More than half of those (17,050) signed up in March and the first 15 days in April. The enrollment deadline was originally set for March 31, but President Obama extended it.
“It was a very significant increase,” Mike Nuñez, the interim CEO of the New Mexico Health Insurance Exchange, told New Mexico Watchdog. “The deadline drove a lot of people to motivate, to call, to get in lines, to take actions.”
Compared to the results from February, the 17,050-figure represents an increase of a whopping 402 percent, snapping a two-month skid that saw the percentage in New Mexico drop in January and February.

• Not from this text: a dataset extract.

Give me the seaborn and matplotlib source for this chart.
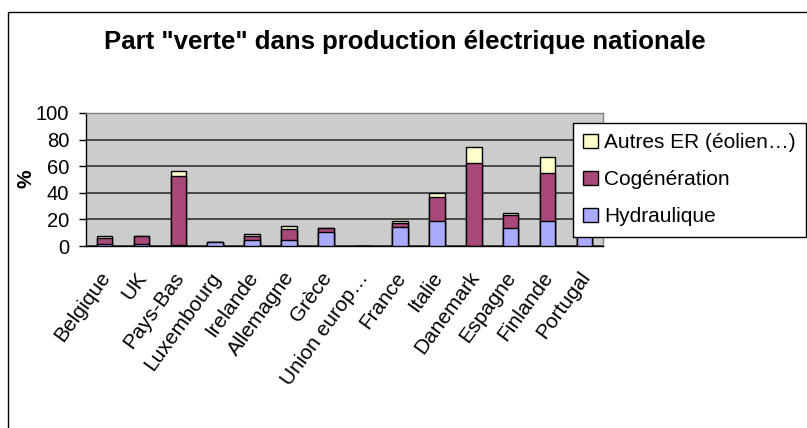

“We did a lot of work to get a lot of people connected,” Nuñez said, including sending 10,000 electronic post cards, 3,700 emails and 28,000 phone calls to eligible enrollees.
But warning signs still accompany the statistics.
First, only 23 percent of those enrolled in New Mexico were between the ages of 18 and 34 — the “young invincibles” that need to sign up to keep premiums from increasing. That’s 3 percent higher than March but 5 percent less than the national 18-34 figure of 28 percent:
“Our goal is at least 30 percent” of enrollees being under the age of 35, said Dr. J.R. Damron, chairman of the NMIX board. “We want to at least match what the feds have. It’s got to be affordable.”
“It means we need to further intensify our efforts,” Nuñez said.
Even the national numbers for the 18-34 category are 12 percent below the 40 percent expected when the ACA rolled out last year.
The largest age group signing up in New Mexico were people between from ages 55 to 64 — 32 percent, which is 7 percent higher than the national average.
Second, HHS has not disclosed how many of the 8 million people across the nation who have signed up have actually paid their first-month’s premiums.
But saying it cross-checked the HHS numbers with insurance companies, the House Energy and Commerce Committee claims 33 percent of those on individual plans have not paid their first-month premiums.
HHS on Thursday said it won’t have numbers for paying customers until later this year but contended the House committee numbers looked at only about half the insurers who offer ACA plans.
“It doesn’t match with public comments by insurance company executives, most of which have indicated that they are seeing 80 (percent) to 90 percent of their enrollees pay their premiums,” White House spokesman Jay Carney said Thursday.
“If you were a business owner and you have accounts receivable and 20 percent of your accounts on a monthly basis did not pay their bill, you’d say, we’ve got a problem here,” said Rep. Marsha Blackburn, R-Tennessee, who sits on the committee.
Nuñez said NMHIX doesn’t know how many enrollees in New Mexico have paid their premiums. “We’ve been focused on getting the enrollments in,” he said. “Now we can start looking at who’s in, who’s paid and do some analysis on that.” Nuñez did not have a specific date when that analysis would start.
Here is the breakdown for enrollees by gender and those receiving federal subsidies:
The next open enrollment period for Obamacare starts Nov. 15, but NMHIX officials are appealing to HHS to let New Mexico start Oct. 1.
“We want to have as long an enrollment period as possible to reach out to all those folks tell them that they can come to us,” Nuñez said.
“I don’t think we would have had those challenges that occurred, especially in the first 75-90 days with the federal website,” Damron said.
When the NMHIX site launched late last year, officials set a goal of 83,000 sign-up for individual policies by the end of 2014. That’s a little more than 51,000 shy of where New Mexico stands now.
“At 32,000 we’re in the ballpark, but it’s not where we want to be,” Damron said.